Her work focuses on constructing identity in the Internet age and manifests through various media, from painting to video and animated gifs, prints, and installations. Her online projects reflect on the ways an image, narrative, and identity are constructed and interact in both virtual and real contexts. The semiotics and phenomenology created around these identity works express a contemporaneity where narration is mediated daily and habitually by various interfaces.

Her research explores how hyperconnectivity and new forms of online communication have altered and influenced the perception of the human body, as well as our gestures, feelings, and emotions.
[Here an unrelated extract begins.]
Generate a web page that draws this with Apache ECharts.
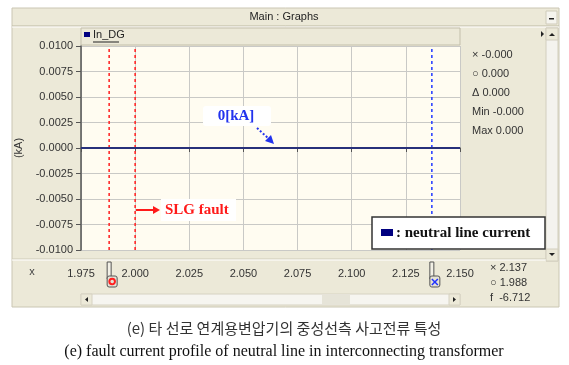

Her practice spans from digital paintings to websites, video installations to 3D printed sculptures, animated gifs to interactive virtual environments.

Her work has been exhibited internationally in museums, galleries, public spaces, and online venues. Highlights include: Careof, Milan (2021); Marsèlleria, Milan (2021); Museo Pino Pascali, Polignano a Mare (2021); Galerie Odile Ouizeman, Paris (2020); Sorbonne Nouvelle, Paris (2020); Dimora Artica, Milan (2020); Olomouc Museum of Art (2020); Metronomo, Modena (2018, 2019, and 2020); EP7, Paris (2019); Victoria and Albert Museum, London (2018); iMAL, Brussels (2018); Digitalive @ REF, Rome (2018); Fotomuseum Winterthur, Switzerland (2017); Triennale di Milano (2017); Centro Cultural San Paolo (2017); La Quadriennale di Roma (2016); Ludwig Museum, Budapest (2015); Ipersalone, Miami (2015); La Biennale Sbagliata, online (2014); Museo del Novecento, Milan (2013). She curated the book "Alpha Plus. Anthology of Digital Art" (Editorial Vortex 2017) and as an author, she wrote "Arte e Social Media. Generatori di Sentimenti" (Postmediabooks, 2022).

She often gives lectures on her artistic practice and research. As a Ph.D. student in Digital Humanities at the University of Genoa, she participated in the Machine Feeling conference (Transmediale and Cambridge University) and was a Visiting Fellow at EnsadLab, Paris. She teaches Multimedia Communication and New Media Art Aesthetic in Milan, Italy.